(Records with drawing code)

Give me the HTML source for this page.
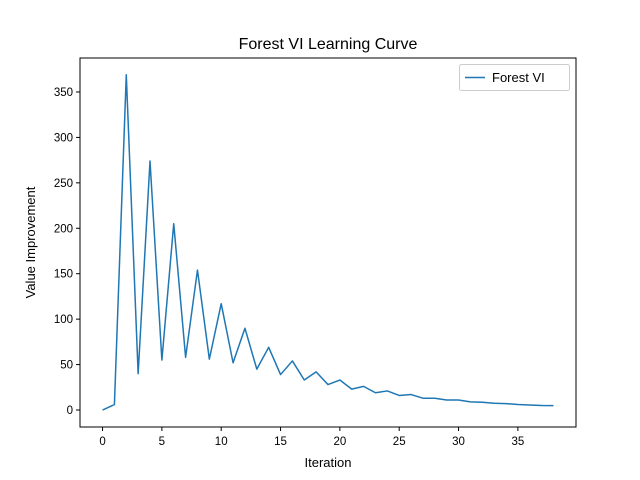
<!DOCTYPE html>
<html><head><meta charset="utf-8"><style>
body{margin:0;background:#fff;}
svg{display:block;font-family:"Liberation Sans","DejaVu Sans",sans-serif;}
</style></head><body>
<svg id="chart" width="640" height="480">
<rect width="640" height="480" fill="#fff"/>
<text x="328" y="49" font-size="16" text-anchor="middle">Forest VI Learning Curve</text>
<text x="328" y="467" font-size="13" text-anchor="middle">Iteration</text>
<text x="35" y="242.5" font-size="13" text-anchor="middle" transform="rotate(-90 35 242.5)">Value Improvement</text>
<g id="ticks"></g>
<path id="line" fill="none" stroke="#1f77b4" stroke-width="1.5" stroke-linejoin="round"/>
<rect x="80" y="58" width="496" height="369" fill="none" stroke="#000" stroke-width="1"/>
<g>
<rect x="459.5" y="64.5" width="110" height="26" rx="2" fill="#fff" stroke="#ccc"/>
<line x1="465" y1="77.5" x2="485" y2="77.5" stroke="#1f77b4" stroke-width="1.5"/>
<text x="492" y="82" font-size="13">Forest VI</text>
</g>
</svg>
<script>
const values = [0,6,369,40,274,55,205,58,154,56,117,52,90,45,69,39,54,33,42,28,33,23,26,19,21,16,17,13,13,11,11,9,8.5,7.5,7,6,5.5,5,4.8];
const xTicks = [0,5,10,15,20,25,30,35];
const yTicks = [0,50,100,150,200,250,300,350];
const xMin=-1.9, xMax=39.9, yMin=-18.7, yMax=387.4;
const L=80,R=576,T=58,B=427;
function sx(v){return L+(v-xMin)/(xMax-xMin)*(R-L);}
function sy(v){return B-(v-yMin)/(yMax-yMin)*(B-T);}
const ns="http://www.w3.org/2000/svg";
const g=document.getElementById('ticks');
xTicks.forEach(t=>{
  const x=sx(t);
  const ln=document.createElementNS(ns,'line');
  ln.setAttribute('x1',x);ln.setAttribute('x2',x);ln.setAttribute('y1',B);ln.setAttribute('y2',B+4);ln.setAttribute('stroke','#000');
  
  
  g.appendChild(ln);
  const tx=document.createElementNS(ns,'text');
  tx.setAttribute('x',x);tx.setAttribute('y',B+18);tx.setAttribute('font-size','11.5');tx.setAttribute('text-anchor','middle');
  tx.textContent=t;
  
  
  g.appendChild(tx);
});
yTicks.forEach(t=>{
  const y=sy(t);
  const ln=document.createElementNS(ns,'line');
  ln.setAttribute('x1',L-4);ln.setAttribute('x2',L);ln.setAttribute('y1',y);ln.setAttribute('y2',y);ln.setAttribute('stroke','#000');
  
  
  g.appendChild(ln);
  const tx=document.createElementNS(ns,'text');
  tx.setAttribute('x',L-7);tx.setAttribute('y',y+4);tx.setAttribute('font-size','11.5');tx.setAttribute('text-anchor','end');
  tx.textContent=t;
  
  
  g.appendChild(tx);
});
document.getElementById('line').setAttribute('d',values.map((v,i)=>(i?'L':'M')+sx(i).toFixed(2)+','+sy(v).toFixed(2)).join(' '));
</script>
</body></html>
...
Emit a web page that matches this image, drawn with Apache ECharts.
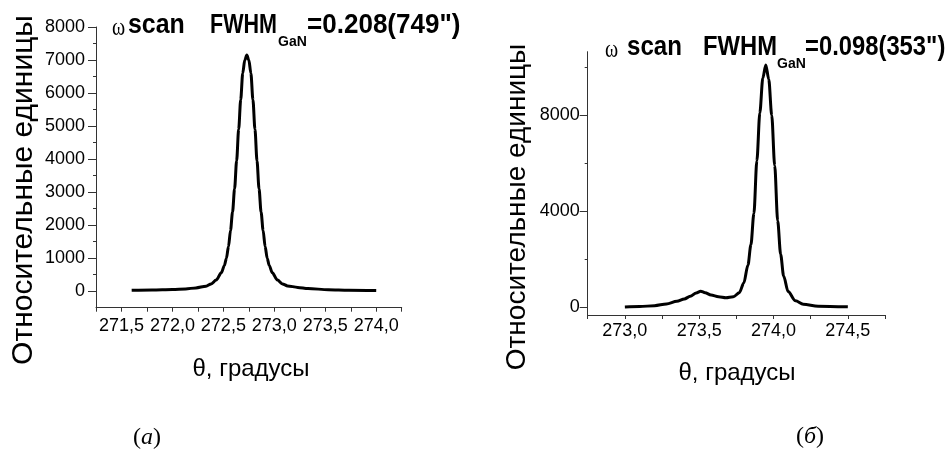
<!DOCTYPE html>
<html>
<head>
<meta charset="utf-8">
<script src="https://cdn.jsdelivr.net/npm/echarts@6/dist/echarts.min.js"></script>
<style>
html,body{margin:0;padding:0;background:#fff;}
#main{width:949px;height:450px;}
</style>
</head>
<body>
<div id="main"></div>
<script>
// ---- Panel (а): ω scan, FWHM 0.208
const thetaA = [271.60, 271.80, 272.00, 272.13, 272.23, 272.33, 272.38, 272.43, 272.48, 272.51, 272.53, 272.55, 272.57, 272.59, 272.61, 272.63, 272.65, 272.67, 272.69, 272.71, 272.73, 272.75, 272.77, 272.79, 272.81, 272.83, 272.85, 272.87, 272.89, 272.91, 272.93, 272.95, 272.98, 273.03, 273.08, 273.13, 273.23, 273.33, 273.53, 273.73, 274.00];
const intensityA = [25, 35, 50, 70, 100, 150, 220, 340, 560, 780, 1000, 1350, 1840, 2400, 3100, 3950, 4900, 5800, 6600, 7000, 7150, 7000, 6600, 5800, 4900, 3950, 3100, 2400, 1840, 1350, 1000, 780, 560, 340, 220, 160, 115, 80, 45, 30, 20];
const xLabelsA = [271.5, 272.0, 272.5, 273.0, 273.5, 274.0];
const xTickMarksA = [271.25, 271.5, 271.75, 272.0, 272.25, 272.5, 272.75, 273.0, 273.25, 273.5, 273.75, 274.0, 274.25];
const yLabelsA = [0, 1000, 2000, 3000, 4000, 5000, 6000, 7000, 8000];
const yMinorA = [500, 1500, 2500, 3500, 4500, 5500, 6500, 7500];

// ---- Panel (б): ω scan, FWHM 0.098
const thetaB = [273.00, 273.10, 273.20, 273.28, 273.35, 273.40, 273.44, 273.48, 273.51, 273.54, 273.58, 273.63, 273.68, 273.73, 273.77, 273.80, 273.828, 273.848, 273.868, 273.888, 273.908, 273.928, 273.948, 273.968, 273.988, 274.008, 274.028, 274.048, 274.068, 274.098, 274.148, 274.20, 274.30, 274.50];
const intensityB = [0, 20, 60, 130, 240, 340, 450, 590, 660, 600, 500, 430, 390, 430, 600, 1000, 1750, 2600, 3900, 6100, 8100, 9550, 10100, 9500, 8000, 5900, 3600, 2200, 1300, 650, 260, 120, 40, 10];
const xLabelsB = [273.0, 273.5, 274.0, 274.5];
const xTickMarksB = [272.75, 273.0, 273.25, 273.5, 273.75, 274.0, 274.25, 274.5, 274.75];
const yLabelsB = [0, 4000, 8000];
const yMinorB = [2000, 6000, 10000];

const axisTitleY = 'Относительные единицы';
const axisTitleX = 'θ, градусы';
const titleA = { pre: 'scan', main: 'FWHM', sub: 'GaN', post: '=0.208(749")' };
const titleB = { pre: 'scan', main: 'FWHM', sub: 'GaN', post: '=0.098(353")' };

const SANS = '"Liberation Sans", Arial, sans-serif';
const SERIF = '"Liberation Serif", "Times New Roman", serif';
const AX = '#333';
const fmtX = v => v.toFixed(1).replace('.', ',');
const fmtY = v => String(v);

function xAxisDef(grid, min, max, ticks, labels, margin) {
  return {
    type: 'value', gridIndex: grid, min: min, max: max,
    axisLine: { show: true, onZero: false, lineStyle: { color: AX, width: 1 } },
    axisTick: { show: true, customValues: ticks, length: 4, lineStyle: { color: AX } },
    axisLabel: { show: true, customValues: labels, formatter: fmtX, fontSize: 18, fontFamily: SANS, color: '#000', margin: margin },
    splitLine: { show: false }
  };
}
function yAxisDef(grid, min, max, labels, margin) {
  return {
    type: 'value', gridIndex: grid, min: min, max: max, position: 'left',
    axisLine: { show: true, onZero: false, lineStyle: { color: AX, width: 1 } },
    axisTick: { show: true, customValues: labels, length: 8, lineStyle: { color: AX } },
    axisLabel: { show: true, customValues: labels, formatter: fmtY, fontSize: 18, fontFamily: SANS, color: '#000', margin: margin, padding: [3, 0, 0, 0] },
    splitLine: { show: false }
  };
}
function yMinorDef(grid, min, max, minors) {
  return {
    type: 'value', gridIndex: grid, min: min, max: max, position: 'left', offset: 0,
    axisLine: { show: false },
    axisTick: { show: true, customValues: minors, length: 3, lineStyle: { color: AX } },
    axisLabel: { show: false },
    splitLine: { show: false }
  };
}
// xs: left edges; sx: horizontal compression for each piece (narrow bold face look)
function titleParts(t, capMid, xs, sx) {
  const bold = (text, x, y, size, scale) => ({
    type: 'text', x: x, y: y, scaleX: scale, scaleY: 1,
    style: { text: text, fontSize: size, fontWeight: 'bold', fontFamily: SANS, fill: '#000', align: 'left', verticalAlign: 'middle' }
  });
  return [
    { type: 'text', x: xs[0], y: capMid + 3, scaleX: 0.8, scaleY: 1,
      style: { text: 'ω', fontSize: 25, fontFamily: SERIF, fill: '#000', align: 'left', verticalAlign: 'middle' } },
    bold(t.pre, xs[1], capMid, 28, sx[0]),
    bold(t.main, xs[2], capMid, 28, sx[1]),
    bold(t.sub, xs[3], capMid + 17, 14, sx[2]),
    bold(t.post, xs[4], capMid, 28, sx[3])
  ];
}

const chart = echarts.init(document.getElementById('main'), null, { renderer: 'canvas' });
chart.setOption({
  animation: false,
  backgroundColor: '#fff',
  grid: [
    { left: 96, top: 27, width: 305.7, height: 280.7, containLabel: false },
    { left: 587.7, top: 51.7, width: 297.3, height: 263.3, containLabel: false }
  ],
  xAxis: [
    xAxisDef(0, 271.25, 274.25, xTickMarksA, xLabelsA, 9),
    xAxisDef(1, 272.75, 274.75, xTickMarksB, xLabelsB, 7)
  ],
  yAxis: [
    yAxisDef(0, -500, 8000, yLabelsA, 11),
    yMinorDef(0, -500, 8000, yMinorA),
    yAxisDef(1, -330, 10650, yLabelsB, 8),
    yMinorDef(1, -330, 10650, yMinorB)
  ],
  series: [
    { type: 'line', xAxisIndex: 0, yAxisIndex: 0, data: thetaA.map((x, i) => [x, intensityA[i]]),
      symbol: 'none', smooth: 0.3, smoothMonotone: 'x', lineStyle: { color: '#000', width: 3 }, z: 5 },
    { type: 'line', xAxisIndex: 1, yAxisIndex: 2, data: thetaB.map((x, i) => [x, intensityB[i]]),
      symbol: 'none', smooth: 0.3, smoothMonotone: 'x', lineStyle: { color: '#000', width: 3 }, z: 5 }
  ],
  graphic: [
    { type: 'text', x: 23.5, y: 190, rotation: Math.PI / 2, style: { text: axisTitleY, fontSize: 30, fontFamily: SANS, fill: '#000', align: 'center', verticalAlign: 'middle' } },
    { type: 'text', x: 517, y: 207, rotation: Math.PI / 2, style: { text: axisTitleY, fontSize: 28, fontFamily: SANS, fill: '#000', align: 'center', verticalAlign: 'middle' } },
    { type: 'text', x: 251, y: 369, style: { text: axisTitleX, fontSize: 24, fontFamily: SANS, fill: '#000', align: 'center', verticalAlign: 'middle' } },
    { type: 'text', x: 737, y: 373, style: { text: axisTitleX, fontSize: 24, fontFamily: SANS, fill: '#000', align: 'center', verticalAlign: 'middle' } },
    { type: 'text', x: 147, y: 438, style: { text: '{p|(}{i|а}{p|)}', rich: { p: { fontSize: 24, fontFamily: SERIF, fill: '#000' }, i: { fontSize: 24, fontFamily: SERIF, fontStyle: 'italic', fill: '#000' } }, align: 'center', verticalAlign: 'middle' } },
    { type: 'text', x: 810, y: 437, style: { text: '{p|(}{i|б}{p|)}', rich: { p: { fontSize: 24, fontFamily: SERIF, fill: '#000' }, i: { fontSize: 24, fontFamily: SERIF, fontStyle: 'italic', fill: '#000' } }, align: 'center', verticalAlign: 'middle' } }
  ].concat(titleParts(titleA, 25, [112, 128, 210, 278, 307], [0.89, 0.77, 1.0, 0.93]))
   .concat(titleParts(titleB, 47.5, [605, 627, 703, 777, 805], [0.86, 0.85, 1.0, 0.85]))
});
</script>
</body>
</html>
--
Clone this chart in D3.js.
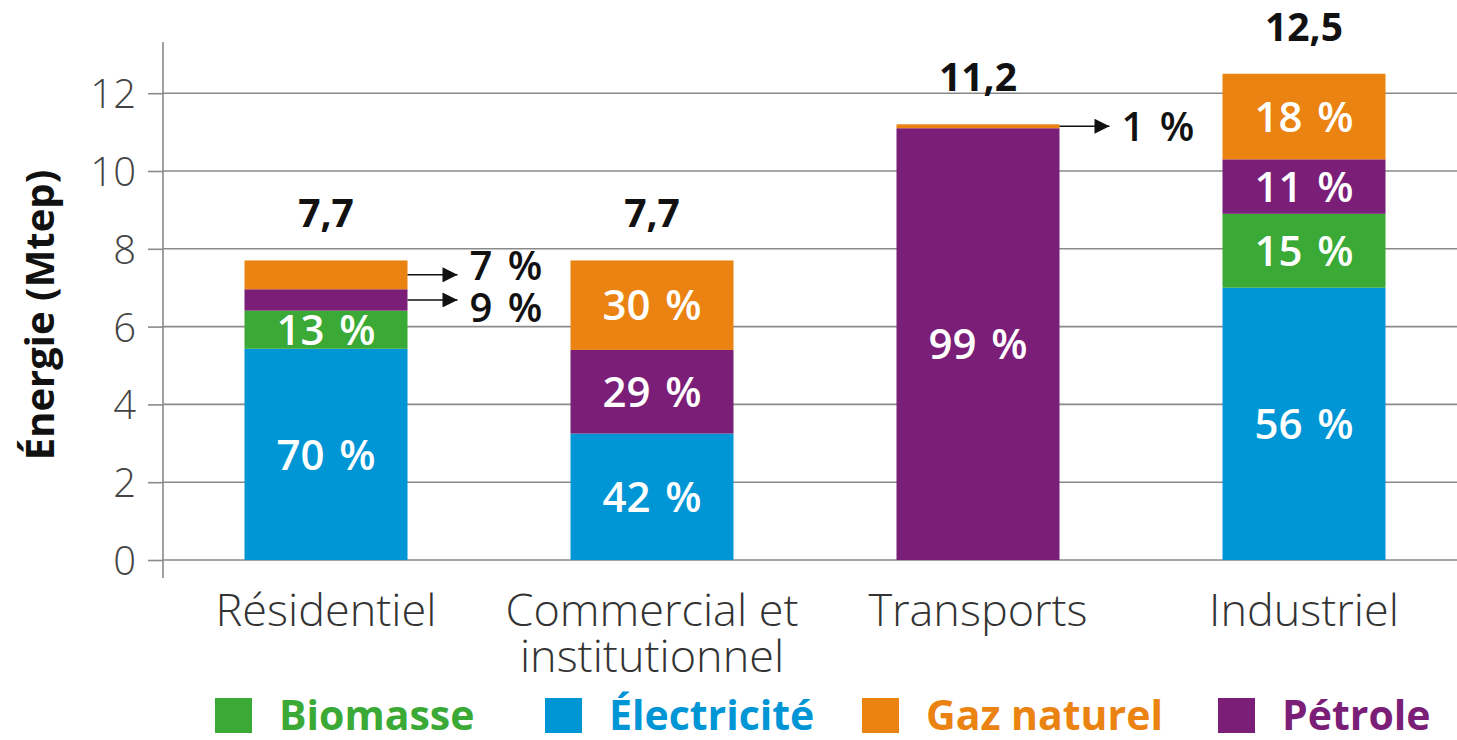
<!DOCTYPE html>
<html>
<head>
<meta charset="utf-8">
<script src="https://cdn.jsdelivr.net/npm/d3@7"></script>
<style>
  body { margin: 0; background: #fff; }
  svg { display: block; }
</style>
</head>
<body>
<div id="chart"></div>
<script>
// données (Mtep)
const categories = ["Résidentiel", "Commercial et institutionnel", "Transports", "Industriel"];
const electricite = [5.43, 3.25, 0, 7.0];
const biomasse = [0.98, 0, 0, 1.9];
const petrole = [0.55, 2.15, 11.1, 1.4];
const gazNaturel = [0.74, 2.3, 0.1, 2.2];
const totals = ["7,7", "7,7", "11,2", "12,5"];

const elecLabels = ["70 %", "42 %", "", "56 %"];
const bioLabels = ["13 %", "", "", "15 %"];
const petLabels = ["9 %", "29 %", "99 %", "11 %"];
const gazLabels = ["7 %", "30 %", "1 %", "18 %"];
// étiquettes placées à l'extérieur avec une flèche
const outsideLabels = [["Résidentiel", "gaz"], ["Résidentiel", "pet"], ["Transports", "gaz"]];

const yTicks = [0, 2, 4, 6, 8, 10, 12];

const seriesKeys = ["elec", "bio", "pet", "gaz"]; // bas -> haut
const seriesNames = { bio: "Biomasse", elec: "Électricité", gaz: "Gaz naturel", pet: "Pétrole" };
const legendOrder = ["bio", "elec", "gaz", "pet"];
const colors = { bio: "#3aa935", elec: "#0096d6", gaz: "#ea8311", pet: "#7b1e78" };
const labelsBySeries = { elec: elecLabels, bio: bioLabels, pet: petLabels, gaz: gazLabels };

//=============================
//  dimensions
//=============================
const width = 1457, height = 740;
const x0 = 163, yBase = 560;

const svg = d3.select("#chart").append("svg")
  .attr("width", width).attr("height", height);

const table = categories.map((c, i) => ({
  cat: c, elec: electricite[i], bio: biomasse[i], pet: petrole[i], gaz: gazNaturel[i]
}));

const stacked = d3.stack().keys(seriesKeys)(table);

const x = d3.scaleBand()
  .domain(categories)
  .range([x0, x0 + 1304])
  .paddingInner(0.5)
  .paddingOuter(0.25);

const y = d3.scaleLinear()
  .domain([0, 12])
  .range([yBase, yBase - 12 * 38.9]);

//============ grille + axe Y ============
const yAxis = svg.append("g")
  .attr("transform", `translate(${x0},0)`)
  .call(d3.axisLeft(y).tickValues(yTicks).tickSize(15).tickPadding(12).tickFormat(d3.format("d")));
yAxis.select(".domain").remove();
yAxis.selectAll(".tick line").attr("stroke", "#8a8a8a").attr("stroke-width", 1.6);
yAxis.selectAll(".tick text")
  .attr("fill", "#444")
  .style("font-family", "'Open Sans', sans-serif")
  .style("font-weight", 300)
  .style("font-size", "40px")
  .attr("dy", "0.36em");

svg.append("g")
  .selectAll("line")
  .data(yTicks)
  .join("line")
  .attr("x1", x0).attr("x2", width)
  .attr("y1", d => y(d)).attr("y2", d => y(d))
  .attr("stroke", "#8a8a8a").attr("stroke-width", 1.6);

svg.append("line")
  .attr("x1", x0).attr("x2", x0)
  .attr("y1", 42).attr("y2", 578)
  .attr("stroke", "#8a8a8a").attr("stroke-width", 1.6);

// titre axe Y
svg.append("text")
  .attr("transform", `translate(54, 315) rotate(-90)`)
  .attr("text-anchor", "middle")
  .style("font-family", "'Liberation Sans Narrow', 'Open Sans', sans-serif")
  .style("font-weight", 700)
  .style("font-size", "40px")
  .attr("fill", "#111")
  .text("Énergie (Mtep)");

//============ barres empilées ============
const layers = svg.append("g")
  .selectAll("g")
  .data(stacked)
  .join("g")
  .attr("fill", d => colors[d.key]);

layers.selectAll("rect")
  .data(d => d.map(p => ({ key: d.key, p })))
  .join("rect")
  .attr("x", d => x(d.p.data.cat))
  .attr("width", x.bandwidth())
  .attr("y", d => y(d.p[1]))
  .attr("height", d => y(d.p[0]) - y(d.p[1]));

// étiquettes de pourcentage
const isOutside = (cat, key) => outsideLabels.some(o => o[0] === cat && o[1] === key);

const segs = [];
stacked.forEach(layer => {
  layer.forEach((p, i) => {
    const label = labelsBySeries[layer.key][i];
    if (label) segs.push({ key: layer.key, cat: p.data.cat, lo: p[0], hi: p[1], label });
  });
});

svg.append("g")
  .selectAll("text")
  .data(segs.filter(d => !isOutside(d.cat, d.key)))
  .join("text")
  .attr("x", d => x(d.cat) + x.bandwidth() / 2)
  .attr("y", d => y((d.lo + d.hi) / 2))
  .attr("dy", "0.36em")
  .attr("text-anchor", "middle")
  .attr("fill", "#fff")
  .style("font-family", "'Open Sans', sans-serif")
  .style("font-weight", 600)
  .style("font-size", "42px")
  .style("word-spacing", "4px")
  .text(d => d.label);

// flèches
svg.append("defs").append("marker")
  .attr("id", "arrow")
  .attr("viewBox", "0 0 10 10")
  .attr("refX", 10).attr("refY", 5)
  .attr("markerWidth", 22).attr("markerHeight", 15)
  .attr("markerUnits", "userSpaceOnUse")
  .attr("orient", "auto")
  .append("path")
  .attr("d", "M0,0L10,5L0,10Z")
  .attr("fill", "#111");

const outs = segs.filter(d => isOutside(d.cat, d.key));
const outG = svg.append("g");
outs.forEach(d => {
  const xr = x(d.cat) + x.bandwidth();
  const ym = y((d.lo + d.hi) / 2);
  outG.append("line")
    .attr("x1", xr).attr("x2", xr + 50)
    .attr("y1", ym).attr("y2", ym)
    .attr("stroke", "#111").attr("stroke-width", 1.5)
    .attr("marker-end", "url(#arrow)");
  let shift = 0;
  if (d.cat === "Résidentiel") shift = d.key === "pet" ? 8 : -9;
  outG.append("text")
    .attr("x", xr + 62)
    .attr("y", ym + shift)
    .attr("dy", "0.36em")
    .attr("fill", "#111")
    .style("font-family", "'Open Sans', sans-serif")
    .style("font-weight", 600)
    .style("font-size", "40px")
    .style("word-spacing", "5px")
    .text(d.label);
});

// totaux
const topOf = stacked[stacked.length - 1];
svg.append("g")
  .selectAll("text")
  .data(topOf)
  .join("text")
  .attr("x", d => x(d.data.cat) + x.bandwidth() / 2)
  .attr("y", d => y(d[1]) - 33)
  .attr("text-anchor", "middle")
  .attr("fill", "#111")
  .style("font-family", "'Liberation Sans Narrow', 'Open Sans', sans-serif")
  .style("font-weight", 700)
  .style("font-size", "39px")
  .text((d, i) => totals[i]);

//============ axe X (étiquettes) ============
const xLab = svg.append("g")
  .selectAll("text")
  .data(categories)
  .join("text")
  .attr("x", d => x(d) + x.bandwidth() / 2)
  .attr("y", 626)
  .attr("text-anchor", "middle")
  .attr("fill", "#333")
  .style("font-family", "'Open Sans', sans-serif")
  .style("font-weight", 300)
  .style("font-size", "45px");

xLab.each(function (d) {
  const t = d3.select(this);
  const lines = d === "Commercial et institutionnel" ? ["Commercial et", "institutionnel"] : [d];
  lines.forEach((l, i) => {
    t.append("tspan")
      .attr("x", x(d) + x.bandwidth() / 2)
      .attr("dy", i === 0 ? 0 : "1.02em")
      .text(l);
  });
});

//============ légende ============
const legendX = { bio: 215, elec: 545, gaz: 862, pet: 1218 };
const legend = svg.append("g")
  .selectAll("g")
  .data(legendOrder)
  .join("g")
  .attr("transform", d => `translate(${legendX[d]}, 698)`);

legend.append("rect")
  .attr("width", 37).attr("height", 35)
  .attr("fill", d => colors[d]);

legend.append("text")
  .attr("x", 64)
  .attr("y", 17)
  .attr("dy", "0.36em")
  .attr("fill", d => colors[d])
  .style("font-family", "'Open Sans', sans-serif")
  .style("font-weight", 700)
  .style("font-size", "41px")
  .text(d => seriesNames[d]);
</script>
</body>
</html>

* **EXERCISE REQUIREMENTS**
Repeat the lines between those holding "Emit a web page" and "const yMinorA = [500, 1500, 2500, 3500, 4500, 5500, 6500, 7500];", inclusive. Pictures stay out.

* **WRITTEN RESPONSE**
Emit a web page that matches this image, drawn with Apache ECharts.
<!DOCTYPE html>
<html>
<head>
<meta charset="utf-8">
<script src="https://cdn.jsdelivr.net/npm/echarts@6/dist/echarts.min.js"></script>
<style>
html,body{margin:0;padding:0;background:#fff;}
#main{width:949px;height:450px;}
</style>
</head>
<body>
<div id="main"></div>
<script>
// ---- Panel (а): ω scan, FWHM 0.208
const thetaA = [271.60, 271.80, 272.00, 272.13, 272.23, 272.33, 272.38, 272.43, 272.48, 272.51, 272.53, 272.55, 272.57, 272.59, 272.61, 272.63, 272.65, 272.67, 272.69, 272.71, 272.73, 272.75, 272.77, 272.79, 272.81, 272.83, 272.85, 272.87, 272.89, 272.91, 272.93, 272.95, 272.98, 273.03, 273.08, 273.13, 273.23, 273.33, 273.53, 273.73, 274.00];
const intensityA = [25, 35, 50, 70, 100, 150, 220, 340, 560, 780, 1000, 1350, 1840, 2400, 3100, 3950, 4900, 5800, 6600, 7000, 7150, 7000, 6600, 5800, 4900, 3950, 3100, 2400, 1840, 1350, 1000, 780, 560, 340, 220, 160, 115, 80, 45, 30, 20];
const xLabelsA = [271.5, 272.0, 272.5, 273.0, 273.5, 274.0];
const xTickMarksA = [271.25, 271.5, 271.75, 272.0, 272.25, 272.5, 272.75, 273.0, 273.25, 273.5, 273.75, 274.0, 274.25];
const yLabelsA = [0, 1000, 2000, 3000, 4000, 5000, 6000, 7000, 8000];
const yMinorA = [500, 1500, 2500, 3500, 4500, 5500, 6500, 7500];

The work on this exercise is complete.